→ Directive
Give back, unchanged, the line with "Clone this chart in Chart.js.", the line with "const yTickLabels = ['0', '20', '40', '60', '80', '100'];", and every line between them, and no other line.

+++ Supplied data +++

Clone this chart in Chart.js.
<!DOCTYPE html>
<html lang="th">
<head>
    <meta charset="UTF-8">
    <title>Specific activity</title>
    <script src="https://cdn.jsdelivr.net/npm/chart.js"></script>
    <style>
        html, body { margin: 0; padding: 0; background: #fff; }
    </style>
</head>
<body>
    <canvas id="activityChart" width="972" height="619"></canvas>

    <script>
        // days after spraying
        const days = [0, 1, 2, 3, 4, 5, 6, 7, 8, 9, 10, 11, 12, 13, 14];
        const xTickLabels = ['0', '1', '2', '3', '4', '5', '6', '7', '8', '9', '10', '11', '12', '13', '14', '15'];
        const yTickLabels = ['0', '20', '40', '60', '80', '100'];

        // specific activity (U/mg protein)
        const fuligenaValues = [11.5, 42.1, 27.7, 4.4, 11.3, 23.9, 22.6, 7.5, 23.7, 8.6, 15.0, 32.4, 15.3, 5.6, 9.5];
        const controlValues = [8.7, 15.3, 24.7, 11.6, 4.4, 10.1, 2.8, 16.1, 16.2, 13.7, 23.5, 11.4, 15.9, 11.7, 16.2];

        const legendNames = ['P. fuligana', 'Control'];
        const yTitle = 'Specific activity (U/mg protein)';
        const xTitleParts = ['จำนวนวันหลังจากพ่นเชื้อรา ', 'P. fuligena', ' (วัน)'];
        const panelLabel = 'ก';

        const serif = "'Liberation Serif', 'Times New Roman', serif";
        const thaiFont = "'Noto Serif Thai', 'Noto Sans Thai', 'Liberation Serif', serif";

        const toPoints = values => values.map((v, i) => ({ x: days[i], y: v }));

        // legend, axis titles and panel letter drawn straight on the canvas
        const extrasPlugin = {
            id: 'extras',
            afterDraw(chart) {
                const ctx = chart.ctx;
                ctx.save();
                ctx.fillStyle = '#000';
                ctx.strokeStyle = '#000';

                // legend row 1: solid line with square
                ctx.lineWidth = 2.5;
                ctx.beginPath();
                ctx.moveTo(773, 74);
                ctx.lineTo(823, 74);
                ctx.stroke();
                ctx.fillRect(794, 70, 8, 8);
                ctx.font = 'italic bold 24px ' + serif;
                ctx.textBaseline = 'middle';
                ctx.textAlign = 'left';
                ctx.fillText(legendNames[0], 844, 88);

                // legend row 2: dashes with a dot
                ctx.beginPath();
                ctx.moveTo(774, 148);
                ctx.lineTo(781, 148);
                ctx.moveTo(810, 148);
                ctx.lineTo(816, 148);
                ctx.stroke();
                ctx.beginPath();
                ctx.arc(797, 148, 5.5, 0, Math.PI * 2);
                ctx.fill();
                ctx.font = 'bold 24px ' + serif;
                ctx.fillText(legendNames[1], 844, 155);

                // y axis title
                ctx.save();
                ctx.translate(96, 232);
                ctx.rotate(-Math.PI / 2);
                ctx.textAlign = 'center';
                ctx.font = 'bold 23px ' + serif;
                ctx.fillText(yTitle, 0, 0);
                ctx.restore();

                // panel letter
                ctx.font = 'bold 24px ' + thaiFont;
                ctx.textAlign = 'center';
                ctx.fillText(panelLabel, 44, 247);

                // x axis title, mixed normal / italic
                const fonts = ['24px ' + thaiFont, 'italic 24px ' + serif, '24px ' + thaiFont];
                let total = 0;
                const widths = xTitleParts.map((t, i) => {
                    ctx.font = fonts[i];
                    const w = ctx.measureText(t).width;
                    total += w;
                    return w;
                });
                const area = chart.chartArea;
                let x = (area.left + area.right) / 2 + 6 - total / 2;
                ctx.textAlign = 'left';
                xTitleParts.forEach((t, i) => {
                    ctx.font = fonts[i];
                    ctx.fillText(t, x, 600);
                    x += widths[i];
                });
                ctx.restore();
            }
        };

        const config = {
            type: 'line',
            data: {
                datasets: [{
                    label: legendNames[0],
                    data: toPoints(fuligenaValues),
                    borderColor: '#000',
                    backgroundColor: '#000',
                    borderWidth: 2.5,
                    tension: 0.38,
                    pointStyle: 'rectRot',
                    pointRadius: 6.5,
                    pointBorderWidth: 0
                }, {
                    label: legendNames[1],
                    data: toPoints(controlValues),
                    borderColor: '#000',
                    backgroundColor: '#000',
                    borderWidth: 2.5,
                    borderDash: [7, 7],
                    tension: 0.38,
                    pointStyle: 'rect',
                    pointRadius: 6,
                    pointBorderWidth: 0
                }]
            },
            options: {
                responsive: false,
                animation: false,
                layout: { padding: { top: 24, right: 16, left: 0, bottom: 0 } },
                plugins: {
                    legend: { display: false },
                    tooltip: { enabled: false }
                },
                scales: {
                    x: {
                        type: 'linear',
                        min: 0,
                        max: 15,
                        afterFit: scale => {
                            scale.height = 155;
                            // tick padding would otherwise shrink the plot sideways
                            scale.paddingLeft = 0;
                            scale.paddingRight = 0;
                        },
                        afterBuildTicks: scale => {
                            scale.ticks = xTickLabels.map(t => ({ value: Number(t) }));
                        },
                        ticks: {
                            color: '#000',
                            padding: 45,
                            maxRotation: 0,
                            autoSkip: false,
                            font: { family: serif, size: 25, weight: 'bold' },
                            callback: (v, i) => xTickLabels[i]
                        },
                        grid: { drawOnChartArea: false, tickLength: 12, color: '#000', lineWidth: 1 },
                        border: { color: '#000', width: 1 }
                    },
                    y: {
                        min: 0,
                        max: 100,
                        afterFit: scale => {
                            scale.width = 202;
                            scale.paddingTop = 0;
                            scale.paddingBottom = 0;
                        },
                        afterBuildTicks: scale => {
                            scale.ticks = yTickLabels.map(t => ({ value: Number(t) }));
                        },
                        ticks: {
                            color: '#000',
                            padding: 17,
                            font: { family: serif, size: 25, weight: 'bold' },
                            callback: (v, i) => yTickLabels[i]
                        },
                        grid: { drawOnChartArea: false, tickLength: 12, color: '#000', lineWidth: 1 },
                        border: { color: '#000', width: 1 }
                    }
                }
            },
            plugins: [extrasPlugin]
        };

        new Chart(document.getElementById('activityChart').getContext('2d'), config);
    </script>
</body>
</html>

+++
+++ Supplied data +++

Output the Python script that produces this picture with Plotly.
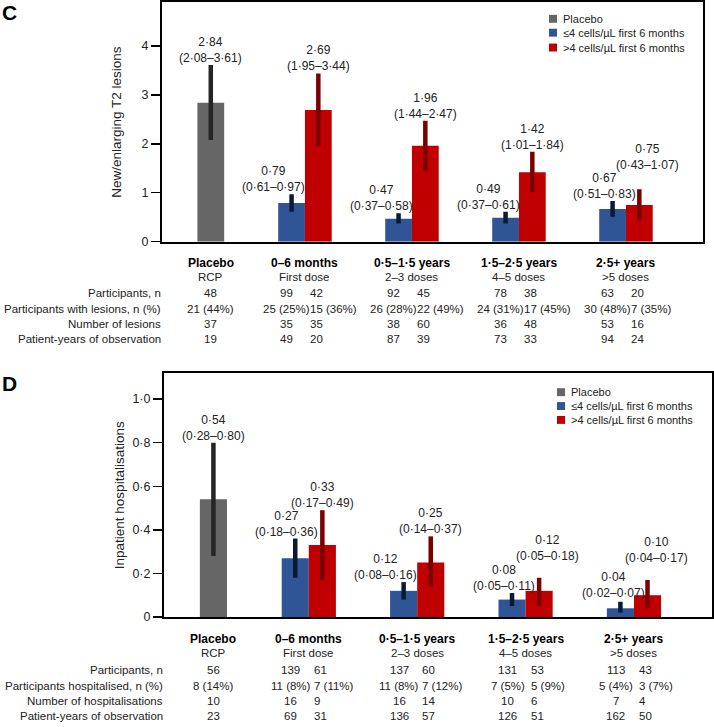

+++

→ Task response
Clone this chart in Chart.js.
<!DOCTYPE html>
<html lang="th">
<head>
    <meta charset="UTF-8">
    <title>Specific activity</title>
    <script src="https://cdn.jsdelivr.net/npm/chart.js"></script>
    <style>
        html, body { margin: 0; padding: 0; background: #fff; }
    </style>
</head>
<body>
    <canvas id="activityChart" width="972" height="619"></canvas>

    <script>
        // days after spraying
        const days = [0, 1, 2, 3, 4, 5, 6, 7, 8, 9, 10, 11, 12, 13, 14];
        const xTickLabels = ['0', '1', '2', '3', '4', '5', '6', '7', '8', '9', '10', '11', '12', '13', '14', '15'];
        const yTickLabels = ['0', '20', '40', '60', '80', '100'];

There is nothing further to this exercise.